Low earners will be hammered by coalition plans to replace council tax benefits with a mishmash of schemes drawn up by local authorities running on decimated budgets, Unison warned today.
The public-sector union wrote to Prime Minister David Cameron and his deputy Nick Clegg urging them to rethink the benefit shake-up to be introduced in April.
Under the Local Council Tax Support scheme, which replaces council tax benefit, councils will be free to devise their own methods of distributing benefits but due to cuts will only have 90 per cent of the previously available cash.
Unison's letter points out that the new scheme rightly gives priority to pensioners but that this will leave some of the lowest-paid households shouldering the burden - leaving some families hundreds of pounds worse off.
And the union warned the shake-up will effectively wipe out any gains to low earners from changes to personal tax allowance - a central part of the coalition's claim that it is helping those on low incomes.
The letter reads: "The coalition government claims to be introducing tax measures that will help the low-paid.
"Yet the fact is that while some workers will find that their income tax bill is reduced by £220 a year next April, many other low-paid workers will feel no benefit at all."
Unison highlighted East Riding of Yorkshire Council, which processes and pays around 28,000 council tax benefit claims, of which about 15,000 are pensioners.
The total council tax benefit paid in 2011/12 was £23 million of which £13.1m went to pensioners and £9.9m to claimants of working age.
Pensioners are protected - so the overall 10 per cent budget cut of £2.3m must all come from the £9.9m to help those of working age, meaning their share of the budget will be slashed by nearly a quarter.
Unison general secretary Dave Prentis said: "It is time for the government to put its money where its mouth is.
"We hear a lot from Cameron and Clegg about helping low-paid workers but actions speak louder than words.

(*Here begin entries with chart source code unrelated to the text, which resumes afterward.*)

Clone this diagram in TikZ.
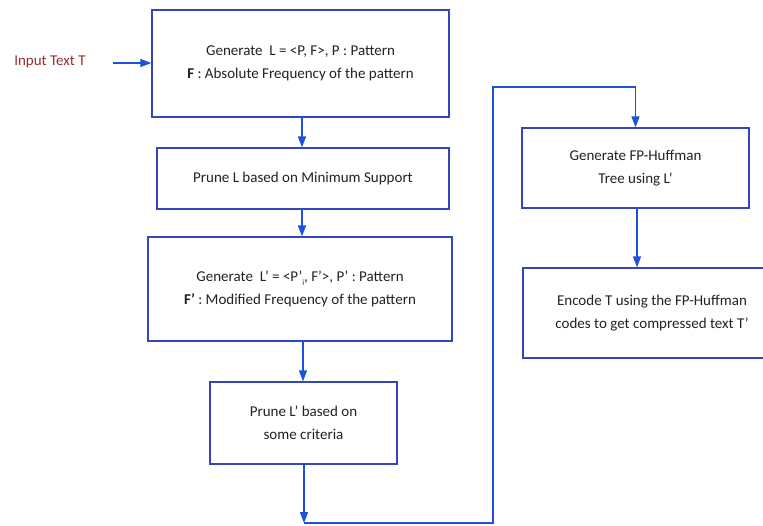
\documentclass[tikz,border=0pt]{standalone}
\usepackage{fontspec}
\setmainfont{Carlito}
\usetikzlibrary{arrows.meta}
\definecolor{boxblue}{HTML}{3446BE}
\definecolor{arrblue}{HTML}{1E50E0}
\definecolor{inred}{HTML}{9E2B2B}
\definecolor{txt}{HTML}{222222}
\tikzset{
  procbox/.style={draw=boxblue, line width=1.3pt, inner sep=0pt, align=center,
    text=txt, font=\fontsize{15}{23}\selectfont, anchor=center},
  arr/.style={draw=arrblue, line width=1.4pt, -{Triangle[width=8pt,length=11pt]}},
  wire/.style={draw=arrblue, line width=1.4pt},
}
\begin{document}
\begin{tikzpicture}[x=1pt,y=-1pt]
\useasboundingbox[fill=white] (0,0) rectangle (763,525);
\node[text=inred, font=\fontsize{15}{18}\selectfont, inner sep=0pt] (in) at (50,62) {Input Text T};
\coordinate (inA) at (113,63);
\node[procbox, minimum width=297pt, minimum height=107pt] (b1) at (300.5,63.5)
  {Generate\ \ L = <P, F>, P : Pattern\\ \textbf{F} : Absolute Frequency of the pattern};
\node[procbox, minimum width=292pt, minimum height=61pt] (b2) at (303,178.5)
  {Prune L based on Minimum Support};
\node[procbox, minimum width=304pt, minimum height=104pt] (b3) at (300,289)
  {Generate\ \ L’ = <P’\raisebox{-0.5ex}{\fontsize{8}{8}\selectfont i}, F’>, P’ : Pattern\\ \textbf{F’} : Modified Frequency of the pattern};
\node[procbox, minimum width=187pt, minimum height=82pt] (b4) at (303.5,423)
  {Prune L’ based on\\ some criteria};
\node[procbox, minimum width=227pt, minimum height=80pt] (b5) at (635.5,168)
  {Generate FP-Huffman\\ Tree using L’};
\node[procbox, minimum width=258pt, minimum height=90pt] (b6) at (652,313)
  {Encode T using the FP-Huffman\\ codes to get compressed text T’};
\coordinate (c1) at (304,523);
\coordinate (c2) at (493,523);
\coordinate (c3) at (493,87);
\coordinate (c4) at (635.5,87);
\draw[arr] (inA) -- (inA -| b1.west);
\draw[arr] (302,117) coordinate (s1) -- (s1 |- b2.north);
\draw[arr] (302,209) coordinate (s2) -- (s2 |- b3.north);
\draw[arr] (303,341) coordinate (s3) -- (s3 |- b4.north);
\draw[arr] (b4.south -| c1) -- (c1);
\draw[wire] (c1) -- (c2) -- (c3) -- (c4);
\draw[arr] (c4) -- (b5.north);
\draw[arr] (637,208) coordinate (s5) -- (s5 |- b6.north);
\end{tikzpicture}
\end{document}
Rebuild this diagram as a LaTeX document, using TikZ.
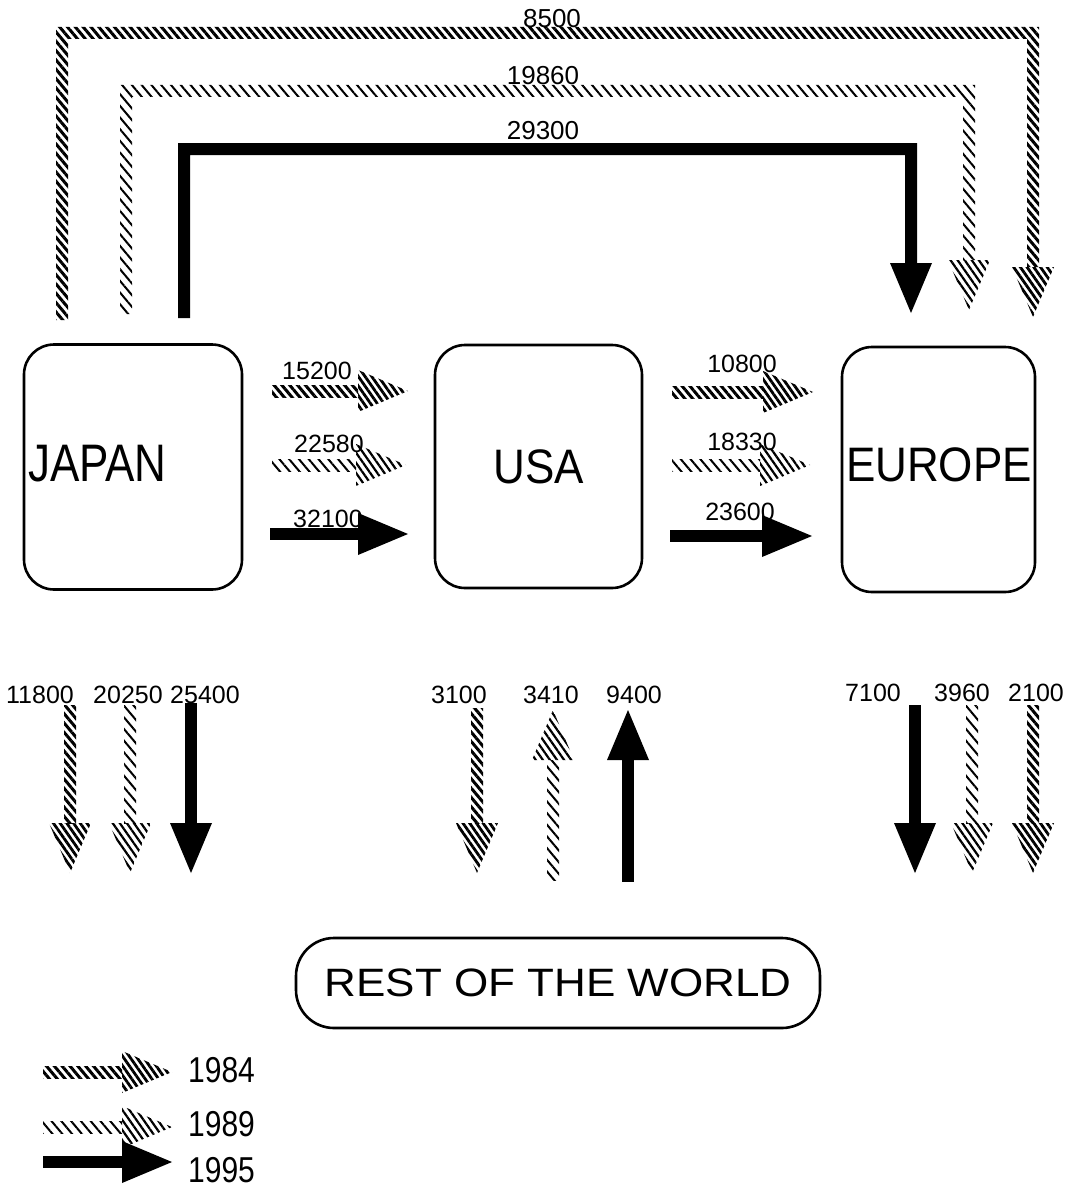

"For many hard-working families the changes to council tax benefits will wipe out any gains from changes to the personal tax allowances next April.
"Only this week, Nick Clegg called for the wealthy to pay more tax. And the coalition has claimed that it has taken real action to help low and middle-income earners by changing personal tax allowances.
"But what the government is giving with one hand, it is taking away with the other."
A Number 10 spokesman said they have yet to receive the letter.